____ DATA LINES

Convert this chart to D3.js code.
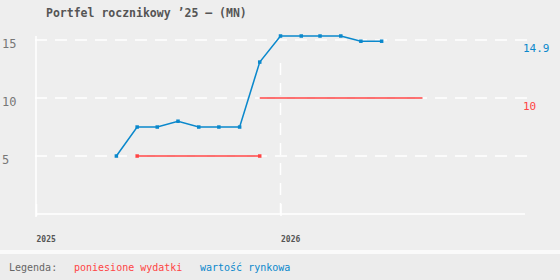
<!DOCTYPE html>
<html>
<head>
<meta charset="utf-8">
<script src="https://cdn.jsdelivr.net/npm/d3@7"></script>
<style>
  html, body { margin: 0; padding: 0; background: #eeeeee; }
  svg { display: block; font-family: "DejaVu Sans Mono", monospace; }
</style>
</head>
<body>
<div id="chart"></div>
<script>
// data
const wartoscDaty = ["2025-05", "2025-06", "2025-07", "2025-08", "2025-09", "2025-10", "2025-11",
  "2025-12", "2026-01", "2026-02", "2026-03", "2026-04", "2026-05", "2026-06"];
const wartoscRynkowa = [5, 7.5, 7.5, 8, 7.5, 7.5, 7.5, 13.1, 15.35, 15.35, 15.35, 15.35, 14.9, 14.9];

// expenses: flat segments
const wydatkiOd = ["2025-06", "2025-12"];
const wydatkiDo = ["2025-12", "2026-08"];
const wydatkiWartosc = [5, 10];
const wydatkiZnaczniki = [true, false];

const lata = [2025, 2026];
const yTicks = [5, 10, 15];

const W = 560, H = 280;
const blue = "#0a88cc", red = "#ff4444";
const parse = d3.timeParse("%Y-%m");

const svg = d3.select("#chart").append("svg")
  .attr("width", W).attr("height", H);

svg.append("rect").attr("width", W).attr("height", H).attr("fill", "#eeeeee");

// title
svg.append("text")
  .attr("x", 46).attr("y", 16.5)
  .attr("font-size", 11.5).attr("font-weight", "bold")
  .attr("fill", "#555")
  .text("Portfel rocznikowy ’25 – (MN)");

//scales
const x = d3.scaleTime()
  .domain([new Date(2025, 0, 1), new Date(2027, 0, 1)])
  .range([36, 525]);
const y = d3.scaleLinear()
  .domain([0, d3.max(wartoscRynkowa)])
  .range([214, 36]);

// grid
svg.selectAll(".hgrid").data(yTicks).enter().append("line")
  .attr("x1", 35).attr("x2", 527)
  .attr("y1", d => y(d)).attr("y2", d => y(d))
  .attr("stroke", "#fff").attr("stroke-width", 1.5)
  .attr("stroke-dasharray", "12,8");

svg.selectAll(".vgrid").data(lata.slice(1)).enter().append("line")
  .attr("x1", d => x(new Date(d, 0, 1))).attr("x2", d => x(new Date(d, 0, 1)))
  .attr("y1", 63).attr("y2", 214)
  .attr("stroke", "#fff").attr("stroke-width", 1.5)
  .attr("stroke-dasharray", "12,8");

// y axis
svg.append("line")
  .attr("x1", 36).attr("x2", 36).attr("y1", 36).attr("y2", 217)
  .attr("stroke", "#fff").attr("stroke-width", 1.5);
svg.selectAll(".ylab").data(yTicks).enter().append("text")
  .attr("x", 2).attr("y", d => y(d) + 8)
  .attr("font-size", 12).attr("fill", "#777")
  .text(d => d);

// x axis
const xAxis = svg.append("g")
  .attr("transform", "translate(0,214)")
  .call(d3.axisBottom(x)
    .tickValues(lata.map(l => new Date(l, 0, 1)))
    .tickSize(-10)
    .tickFormat(d3.timeFormat("%Y")));
xAxis.select(".domain").attr("stroke", "#fff").attr("stroke-width", 1.5)
  .attr("d", "M36,0H525");
xAxis.selectAll(".tick line").attr("stroke", "#fff").attr("stroke-width", 1.5).attr("y2", 2).attr("y1", -10);
xAxis.selectAll(".tick text")
  .attr("y", 28).attr("dy", 0)
  .attr("text-anchor", "start")
  .attr("font-family", "DejaVu Sans Mono, monospace")
  .attr("font-size", 8).attr("font-weight", "bold")
  .attr("fill", "#555");

// expenses
wydatkiWartosc.forEach((v, i) => {
  const pts = [[parse(wydatkiOd[i]), v], [parse(wydatkiDo[i]), v]];
  svg.append("path")
    .attr("d", d3.line().x(d => x(d[0])).y(d => y(d[1]))(pts))
    .attr("fill", "none").attr("stroke", red).attr("stroke-width", 1.5);
  if (wydatkiZnaczniki[i]) {
    svg.selectAll(null).data(pts).enter().append("rect")
      .attr("x", d => x(d[0]) - 1.75).attr("y", d => y(d[1]) - 1.75)
      .attr("width", 3.5).attr("height", 3.5).attr("fill", red);
  }
});

// market value
const blueData = wartoscDaty.map((d, i) => [parse(d), wartoscRynkowa[i]]);
svg.append("path")
  .attr("d", d3.line().x(d => x(d[0])).y(d => y(d[1]))(blueData))
  .attr("fill", "none").attr("stroke", blue).attr("stroke-width", 1.5);
svg.selectAll(".bpt").data(blueData).enter().append("rect")
  .attr("x", d => x(d[0]) - 1.75).attr("y", d => y(d[1]) - 1.75)
  .attr("width", 3.5).attr("height", 3.5).attr("fill", blue);

// end labels
svg.append("text")
  .attr("x", 523).attr("y", y(wartoscRynkowa[wartoscRynkowa.length - 1]) + 11)
  .attr("font-size", 11).attr("fill", blue)
  .text(d3.format(".1f")(wartoscRynkowa[wartoscRynkowa.length - 1]));
svg.append("text")
  .attr("x", 523).attr("y", y(wydatkiWartosc[wydatkiWartosc.length - 1]) + 11.5)
  .attr("font-size", 11).attr("fill", red)
  .text(wydatkiWartosc[wydatkiWartosc.length - 1]);

// legend
svg.append("rect").attr("x", 0).attr("y", 250).attr("width", W).attr("height", 4).attr("fill", "#fafafa");
svg.append("rect").attr("x", 0).attr("y", 254).attr("width", W).attr("height", H - 254).attr("fill", "#ececec");
const legenda = [
  { t: "Legenda:", x: 9, c: "#666" },
  { t: "poniesione wydatki", x: 74, c: red },
  { t: "wartość rynkowa", x: 200, c: blue }
];
svg.selectAll(".leg").data(legenda).enter().append("text")
  .attr("x", d => d.x).attr("y", 270.5)
  .attr("font-size", 10).attr("fill", d => d.c)
  .text(d => d.t);
</script>
</body>
</html>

________

» DIRECTIONS:
Reproduce the data above in full, exactly as it is, with the pictures left out.

» OUTPUT BELOW:
Convert this chart to D3.js code.
<!DOCTYPE html>
<html>
<head>
<meta charset="utf-8">
<script src="https://cdn.jsdelivr.net/npm/d3@7"></script>
<style>
  html, body { margin: 0; padding: 0; background: #eeeeee; }
  svg { display: block; font-family: "DejaVu Sans Mono", monospace; }
</style>
</head>
<body>
<div id="chart"></div>
<script>
// data
const wartoscDaty = ["2025-05", "2025-06", "2025-07", "2025-08", "2025-09", "2025-10", "2025-11",
  "2025-12", "2026-01", "2026-02", "2026-03", "2026-04", "2026-05", "2026-06"];
const wartoscRynkowa = [5, 7.5, 7.5, 8, 7.5, 7.5, 7.5, 13.1, 15.35, 15.35, 15.35, 15.35, 14.9, 14.9];

// expenses: flat segments
const wydatkiOd = ["2025-06", "2025-12"];
const wydatkiDo = ["2025-12", "2026-08"];
const wydatkiWartosc = [5, 10];
const wydatkiZnaczniki = [true, false];

const lata = [2025, 2026];
const yTicks = [5, 10, 15];

const W = 560, H = 280;
const blue = "#0a88cc", red = "#ff4444";
const parse = d3.timeParse("%Y-%m");

const svg = d3.select("#chart").append("svg")
  .attr("width", W).attr("height", H);

svg.append("rect").attr("width", W).attr("height", H).attr("fill", "#eeeeee");

// title
svg.append("text")
  .attr("x", 46).attr("y", 16.5)
  .attr("font-size", 11.5).attr("font-weight", "bold")
  .attr("fill", "#555")
  .text("Portfel rocznikowy ’25 – (MN)");

//scales
const x = d3.scaleTime()
  .domain([new Date(2025, 0, 1), new Date(2027, 0, 1)])
  .range([36, 525]);
const y = d3.scaleLinear()
  .domain([0, d3.max(wartoscRynkowa)])
  .range([214, 36]);

// grid
svg.selectAll(".hgrid").data(yTicks).enter().append("line")
  .attr("x1", 35).attr("x2", 527)
  .attr("y1", d => y(d)).attr("y2", d => y(d))
  .attr("stroke", "#fff").attr("stroke-width", 1.5)
  .attr("stroke-dasharray", "12,8");

svg.selectAll(".vgrid").data(lata.slice(1)).enter().append("line")
  .attr("x1", d => x(new Date(d, 0, 1))).attr("x2", d => x(new Date(d, 0, 1)))
  .attr("y1", 63).attr("y2", 214)
  .attr("stroke", "#fff").attr("stroke-width", 1.5)
  .attr("stroke-dasharray", "12,8");

// y axis
svg.append("line")
  .attr("x1", 36).attr("x2", 36).attr("y1", 36).attr("y2", 217)
  .attr("stroke", "#fff").attr("stroke-width", 1.5);
svg.selectAll(".ylab").data(yTicks).enter().append("text")
  .attr("x", 2).attr("y", d => y(d) + 8)
  .attr("font-size", 12).attr("fill", "#777")
  .text(d => d);

// x axis
const xAxis = svg.append("g")
  .attr("transform", "translate(0,214)")
  .call(d3.axisBottom(x)
    .tickValues(lata.map(l => new Date(l, 0, 1)))
    .tickSize(-10)
    .tickFormat(d3.timeFormat("%Y")));
xAxis.select(".domain").attr("stroke", "#fff").attr("stroke-width", 1.5)
  .attr("d", "M36,0H525");
xAxis.selectAll(".tick line").attr("stroke", "#fff").attr("stroke-width", 1.5).attr("y2", 2).attr("y1", -10);
xAxis.selectAll(".tick text")
  .attr("y", 28).attr("dy", 0)
  .attr("text-anchor", "start")
  .attr("font-family", "DejaVu Sans Mono, monospace")
  .attr("font-size", 8).attr("font-weight", "bold")
  .attr("fill", "#555");

// expenses
wydatkiWartosc.forEach((v, i) => {
  const pts = [[parse(wydatkiOd[i]), v], [parse(wydatkiDo[i]), v]];
  svg.append("path")
    .attr("d", d3.line().x(d => x(d[0])).y(d => y(d[1]))(pts))
    .attr("fill", "none").attr("stroke", red).attr("stroke-width", 1.5);
  if (wydatkiZnaczniki[i]) {
    svg.selectAll(null).data(pts).enter().append("rect")
      .attr("x", d => x(d[0]) - 1.75).attr("y", d => y(d[1]) - 1.75)
      .attr("width", 3.5).attr("height", 3.5).attr("fill", red);
  }
});

// market value
const blueData = wartoscDaty.map((d, i) => [parse(d), wartoscRynkowa[i]]);
svg.append("path")
  .attr("d", d3.line().x(d => x(d[0])).y(d => y(d[1]))(blueData))
  .attr("fill", "none").attr("stroke", blue).attr("stroke-width", 1.5);
svg.selectAll(".bpt").data(blueData).enter().append("rect")
  .attr("x", d => x(d[0]) - 1.75).attr("y", d => y(d[1]) - 1.75)
  .attr("width", 3.5).attr("height", 3.5).attr("fill", blue);

// end labels
svg.append("text")
  .attr("x", 523).attr("y", y(wartoscRynkowa[wartoscRynkowa.length - 1]) + 11)
  .attr("font-size", 11).attr("fill", blue)
  .text(d3.format(".1f")(wartoscRynkowa[wartoscRynkowa.length - 1]));
svg.append("text")
  .attr("x", 523).attr("y", y(wydatkiWartosc[wydatkiWartosc.length - 1]) + 11.5)
  .attr("font-size", 11).attr("fill", red)
  .text(wydatkiWartosc[wydatkiWartosc.length - 1]);

// legend
svg.append("rect").attr("x", 0).attr("y", 250).attr("width", W).attr("height", 4).attr("fill", "#fafafa");
svg.append("rect").attr("x", 0).attr("y", 254).attr("width", W).attr("height", H - 254).attr("fill", "#ececec");
const legenda = [
  { t: "Legenda:", x: 9, c: "#666" },
  { t: "poniesione wydatki", x: 74, c: red },
  { t: "wartość rynkowa", x: 200, c: blue }
];
svg.selectAll(".leg").data(legenda).enter().append("text")
  .attr("x", d => d.x).attr("y", 270.5)
  .attr("font-size", 10).attr("fill", d => d.c)
  .text(d => d.t);
</script>
</body>
</html>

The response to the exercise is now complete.